Valentin Nikolayevich Parmon (Валенти́н Никола́евич Пармóн; born 18 April 1948 in Brandenburg) is a Russian scientist who is credited with inventing new and improved catalytic processes in the field of energy technology.

== Career ==

Parmon graduated from the Moscow Institute of Physics and Technology in 1972 and received a postgraduate physical and mathematical sciences degree from the same institution in 1975. He went on to work as a researcher, first at the Semenov Institute of Chemical Physics in Moscow, and then from 1977, at the Boreskov Institute of Catalysis in Novosibirsk. From 1995 to 2015, he served as the director of the institute, and he is currently (2016) its scientific advisor.

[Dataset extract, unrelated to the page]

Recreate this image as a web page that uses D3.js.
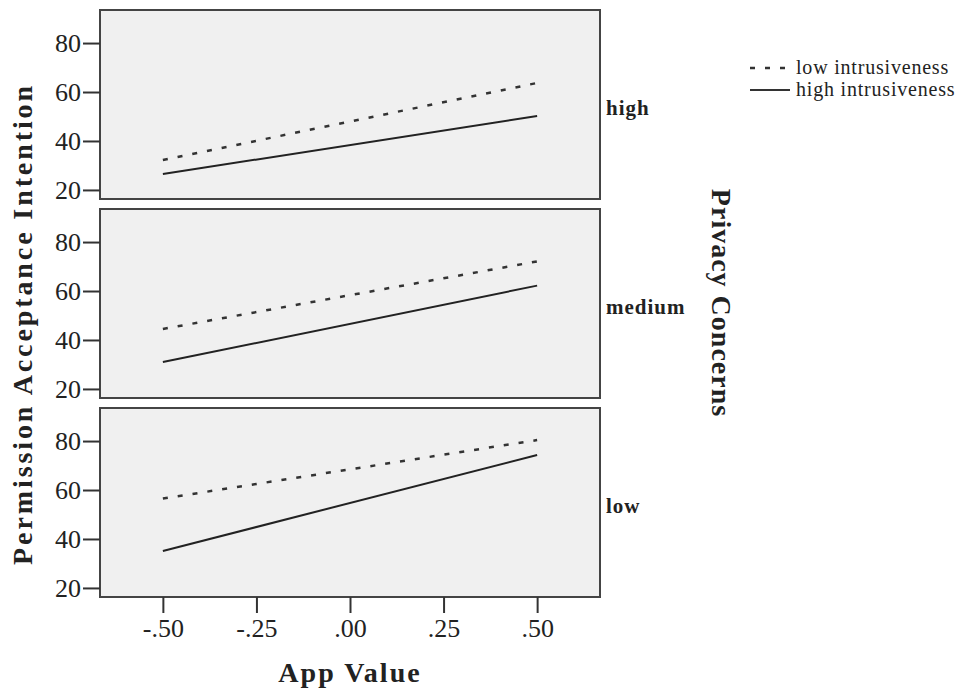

Parmon received a chemistry doctorate in 1985 and was appointed professor in 1989. He has been a full member of the Russian Academy of Sciences since 1997.

His research interests have included chemical kinetics, photocatalysis, catalytic conversion of fossil fuels, chemical storage of renewable energy and conversion of biomass into fuel. In particular, he led the development of commercially successful new catalytic processes for producing fuel compliant with the Euro 4 and Euro 5 standards and the creation of an experimental system for chemically storing solar energy at an efficiency of 43 percent. The institute that he headed has also developed catalytic processes for combustion of low-quality fuels. These have been commercially applied to coal-fired boilers and may potentially be used for producing energy from wastewater treatment sludge.

In 2009, Parmon was awarded the State Prize of the Russian Federation in science and technology, and in 2016, the Global Energy Prize for the development of new catalysts for petroleum refining and renewable energy.